Figure scripts
□ □ □

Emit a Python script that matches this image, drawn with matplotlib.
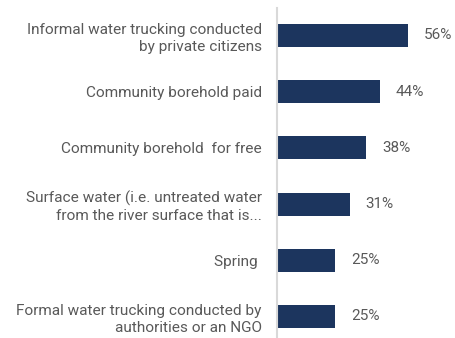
import matplotlib
matplotlib.use("Agg")
import matplotlib.pyplot as plt

categories = [
    "Informal water trucking conducted\nby private citizens",
    "Community borehold paid",
    "Community borehold  for free",
    "Surface water (i.e. untreated water\nfrom the river surface that is...",
    "Spring ",
    "Formal water trucking conducted by\nauthorities or an NGO",
]
values = [56, 44, 38, 31, 25, 25]
value_labels = ["56%", "44%", "38%", "31%", "25%", "25%"]

BAR_COLOR = "#1C355E"
TEXT_COLOR = "#595959"
plt.rcParams["font.family"] = ["Roboto", "DejaVu Sans"]

fig = plt.figure(figsize=(4.56, 3.38), dpi=100)
ax = fig.add_axes([277 / 456, 0.0, 179 / 456, 330 / 338])

pos = list(range(len(categories)))
ax.barh(pos, values, height=0.41, color=BAR_COLOR, left=0)
ax.set_ylim(5.383, -0.489)
ax.set_xlim(0, 76.5)

for y, v, lab in zip(pos, values, value_labels):
    ax.annotate(lab, (v, y), xytext=(11.5, 0), textcoords="offset points",
                ha="left", va="center", color=TEXT_COLOR, fontsize=11)

ax.set_yticks(pos)
ax.set_yticklabels(categories, color=TEXT_COLOR, fontsize=11.1, linespacing=1.25)
ax.tick_params(axis="y", length=0, pad=11)
ax.set_xticks([])

for side in ["top", "right", "bottom"]:
    ax.spines[side].set_visible(False)
ax.spines["left"].set_color("#D9D9D9")
ax.spines["left"].set_linewidth(1.5)

fig.savefig("out.png", dpi=100)
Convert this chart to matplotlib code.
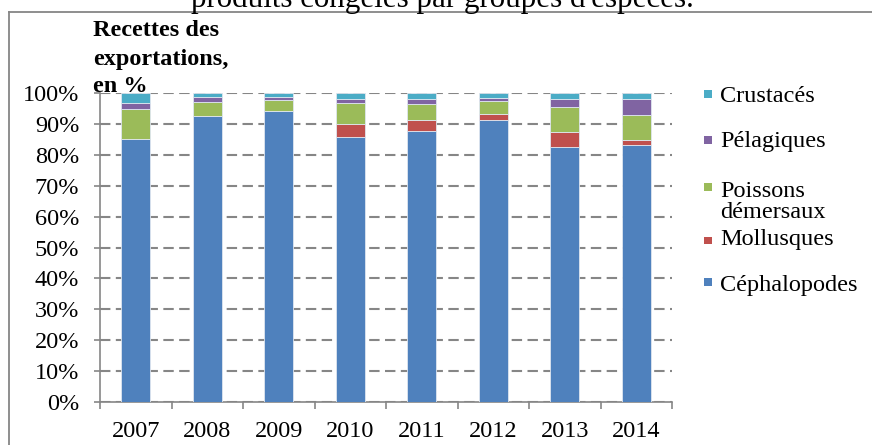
import matplotlib
matplotlib.use("Agg")
import matplotlib.pyplot as plt
import numpy as np
from matplotlib.patches import Rectangle
from matplotlib.lines import Line2D

years = ["2007", "2008", "2009", "2010", "2011", "2012", "2013", "2014"]

cephalopodes = [85.3, 92.5, 94.4, 85.8, 87.7, 91.4, 82.5, 83.1]
mollusques = [0.0, 0.0, 0.0, 4.3, 3.8, 2.0, 5.1, 1.8]
demersaux = [9.5, 4.8, 3.4, 6.9, 5.0, 4.1, 8.1, 8.1]
pelagiques = [2.2, 1.4, 1.1, 1.3, 1.6, 1.1, 2.4, 5.3]
crustaces = [3.0, 1.3, 1.1, 1.7, 1.9, 1.4, 1.9, 1.7]

series = [
    ("Céphalopodes", cephalopodes, "#4F81BD"),
    ("Mollusques", mollusques, "#C0504D"),
    ("Poissons\ndémersaux", demersaux, "#9BBB59"),
    ("Pélagiques", pelagiques, "#8064A2"),
    ("Crustacés", crustaces, "#4BACC6"),
]

plt.rcParams["font.family"] = ["Liberation Serif", "DejaVu Serif"]
plt.rcParams["font.size"] = 17.5

W, H = 872, 445
fig = plt.figure(figsize=(W / 100, H / 100), dpi=100)


def fx(px):
    return px / W


def fy(py):
    return (H - py) / H


ax = fig.add_axes([fx(100), fy(401.7), fx(672) - fx(100), fy(93.3) - fy(401.7)])

x = np.arange(len(years))
bottom = np.zeros(len(years))
for name, vals, color in series:
    ax.bar(x, vals, width=0.41, bottom=bottom, color=color,
           edgecolor="#dfe6f0", linewidth=0.6, zorder=3)
    bottom += np.array(vals)

ax.set_xlim(-0.5, len(years) - 0.5)
ax.set_ylim(0, 100)
ax.set_yticks(np.arange(0, 101, 10))
ax.set_yticklabels([f"{v}%" for v in range(0, 101, 10)])
ax.set_xticks(x)
ax.set_xticklabels(years)
ax.set_xticks(np.arange(-0.5, len(years)), minor=True)
ax.tick_params(axis="x", which="major", length=0, pad=14)
ax.tick_params(axis="x", which="minor", length=5, width=1.2, color="#868686", direction="out")
ax.tick_params(axis="y", length=4, width=1.2, color="#868686", direction="out", pad=11)

ax.yaxis.grid(True, linestyle=(0, (5, 2.6)), color="#868686", linewidth=1.5, zorder=0)
for s in ["top", "right"]:
    ax.spines[s].set_visible(False)
for s in ["left", "bottom"]:
    ax.spines[s].set_color("#868686")
    ax.spines[s].set_linewidth(1.2)

# y label, bold, top-left
for txt, py in [("Recettes des", 31), ("exportations,", 60), ("en %", 87)]:
    fig.text(fx(93), fy(py), txt, fontweight="bold", ha="left", va="center")

# cut-off title at the top
fig.text(fx(442), fy(7), "produits congelés par groupes d'espèces.",
         ha="center", va="baseline", fontsize=22.3)

# chart border
fig.add_artist(Line2D([fx(9), fx(9)], [fy(12), 0], color="#868686", linewidth=1.3))
fig.add_artist(Line2D([fx(9), 1], [fy(12), fy(12)], color="#868686", linewidth=1.3))

# legend
legend_pos = {
    "Crustacés": (94.5, 96),
    "Pélagiques": (140.5, 142),
    "Poissons\ndémersaux": (187.5, 202),
    "Mollusques": (240.5, 239),
    "Céphalopodes": (282, 286),
}
for name, vals, color in series:
    sq_y, txt_y = legend_pos[name]
    fig.add_artist(Rectangle((fx(704), fy(sq_y + 3.5)), fx(7.5), 7.5 / H,
                             facecolor=color, edgecolor="none"))
    fig.text(fx(720), fy(txt_y), name, ha="left", va="center", linespacing=1.05)

fig.savefig("out.png", dpi=100)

□ □ □

INSTRUCTIONS FOR THE TASK. Copy nothing but the lines from the first one in the listing through the line with "ax.set_xlim(0, 76.5)", and omit the pictures.

ANSWER FOR THIS EXERCISE.
Emit a Python script that matches this image, drawn with matplotlib.
import matplotlib
matplotlib.use("Agg")
import matplotlib.pyplot as plt

categories = [
    "Informal water trucking conducted\nby private citizens",
    "Community borehold paid",
    "Community borehold  for free",
    "Surface water (i.e. untreated water\nfrom the river surface that is...",
    "Spring ",
    "Formal water trucking conducted by\nauthorities or an NGO",
]
values = [56, 44, 38, 31, 25, 25]
value_labels = ["56%", "44%", "38%", "31%", "25%", "25%"]

BAR_COLOR = "#1C355E"
TEXT_COLOR = "#595959"
plt.rcParams["font.family"] = ["Roboto", "DejaVu Sans"]

fig = plt.figure(figsize=(4.56, 3.38), dpi=100)
ax = fig.add_axes([277 / 456, 0.0, 179 / 456, 330 / 338])

pos = list(range(len(categories)))
ax.barh(pos, values, height=0.41, color=BAR_COLOR, left=0)
ax.set_ylim(5.383, -0.489)
ax.set_xlim(0, 76.5)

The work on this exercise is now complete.